Il serait difficile de choisir une portion du territoire des États-Unis, où les conditions que l’on considère généralement comme nécessitant la réduction de la terre à la propriété privée, existent à un plus haut degré que sur les petites îles de Saint-Pierre et Saint-Paul, dans l’archipel Aléoutien, acquises de la Russie par l’achat d’Alaska. Ce sont sur ces îles que s’accouplent les phoques, animaux si timides et si prudents, qu’à la moindre frayeur ils quittent leur refuge accoutumé pour n’y jamais revenir. Pour empêcher la destruction complète de ces animaux qui, pour l’homme, donnent seuls une valeur aux îles, non seulement il faut éviter de tuer les femelles et leurs petits, mais encore de faire aucun bruit, de décharger un pistolet ou de laisser aboyer un chien. Les hommes chargés de les tuer ne doivent pas être pressés, mais marcher tranquillement, au milieu des phoques qui longent la grève rocheuse, jusqu’à ce que les timides animaux si gauches sur terre, mais si gracieux dans l’eau, ne montrent plus d’autre signe de peur que de s’écarter paresseusement du chemin. Alors ceux qu’on peut tuer sans nuire à la réserve de l’avenir, sont soigneusement séparés et doucement conduits à l’intérieur des terres, hors de la vue et de l’ouïe du troupeau, et on les assomme. Ouvrir ce genre de pêche à quiconque voudrait tuer, — et ce serait alors l’intérêt de chacun de tuer autant de phoques que possible, sans s’occuper de l’avenir, — ce serait détruire en peu de temps tous les phoques de l’endroit, comme ont été détruits dans d’autres océans, d’autres genres de pêches. Mais il n’est pas nécessaire de faire de ces îles une propriété privée. Bien que pour des raisons beaucoup moins importantes, le grand domaine public du peuple américain ait été transformé en propriété privée aussi vite que possible, ces îles ont été louées au domaine public 317,500 dollars par an[1], pas beaucoup moins probablement qu’elles ont pu être vendues au temps de l’achat d’Alaska. Elles ont déjà rapporté deux millions et demi au Trésor national, et elles sont encore, avec leur valeur non altérée (car sous l’administration soigneuse de l’Alaska fur Company, les phoques augmentent plutôt qu’ils ne diminuent), la propriété commune du peuple des États-Unis.

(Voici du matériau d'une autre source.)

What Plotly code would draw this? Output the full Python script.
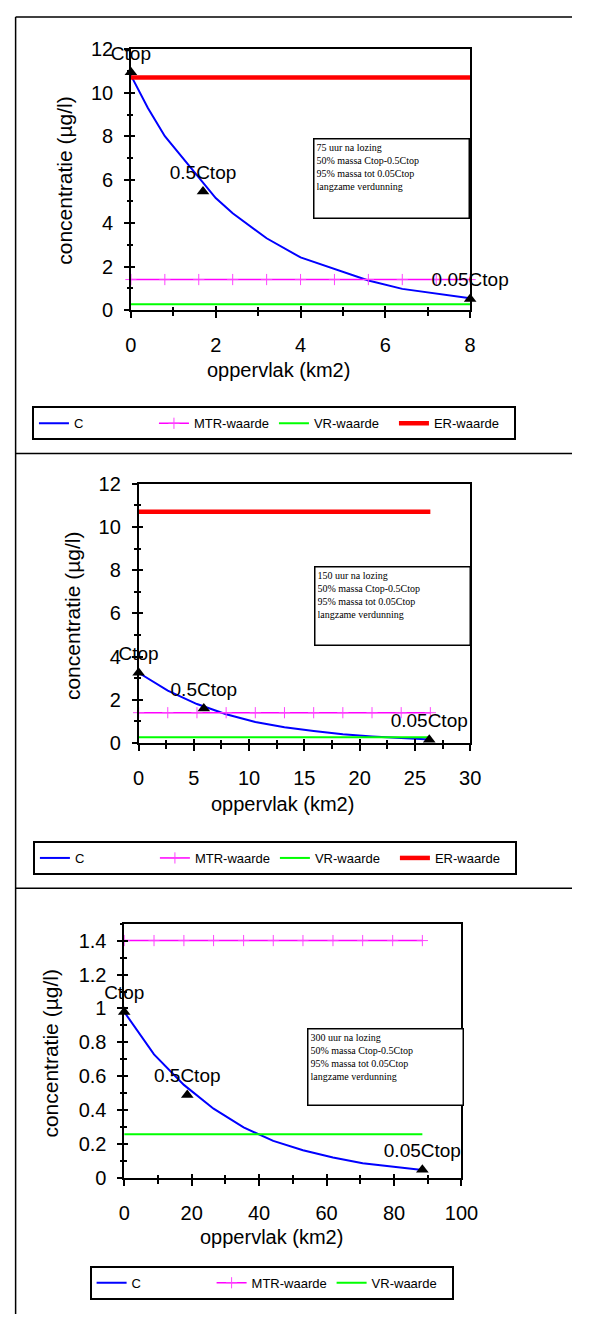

La reconnaissance de la propriété privée de la terre est si peu nécessaire au bon usage de la terre, que c’est le contraire qui est vrai. En traitant la terre comme propriété privée on entrave son bon emploi. Si la terre était traitée comme une propriété publique, elle serait exploitée et améliorée aussitôt que cela serait nécessaire pour son usage ou son amélioration, tandis que si on la traite comme propriété privée, le possesseur individuel a la permission d’empêcher les autres d’employer ou d’améliorer ce qu’il ne peut ou ne veut employer ou améliorer lui-même. Quand un titre de possession est disputė, la terre la meilleure reste sans être améliorée pendant des années ; dans plusieurs parties de l’Angleterre l’amélioration des terres est arrêtée par la substitution, ceux qui les amélioreraient n’ayant aucune garantie ; et de larges espaces de terrain qui, s’ils étaient propriété publique, seraient couverts de constructions et de récoltes, sont laissés en friche pour satisfaire le caprice du propriétaire. Dans les parties des États-Unis où la colonisation est la plus serrée, il y a assez de terre pour nourrir trois ou quatre fois notre population actuelle, mais cette terre reste improductive parce que ses propriétaires la conservent en vue de prix plus élevés et les émigrants sont forcés d’aller au delà de cette terre non cultivée, pour chercher des places où leur travail sera beaucoup moins productif. Dans toutes les villes on peut voir des lots de terrain inoccupés pour la même raison. Si le bon usage de la terre est la pierre de touche, la propriété privée de la terre est alors condamnée comme elle est condamnée par toute autre considération. C’est un moyen aussi ruineux et aussi incertain d’assurer le bon usage de la terre, que de brûler des maisons pour rôtir des porcs.



  1. La rente fixée pour l’allocation à l’Alaska Fur Company est de 55,000 dollars par an, avec un paiement de 2 dollars 62 1/2 pour chaque peau, ce qui fait pour les 100,000 peaux, nombre fixé, 262,500 dollars, rente totale 317,500 dollars.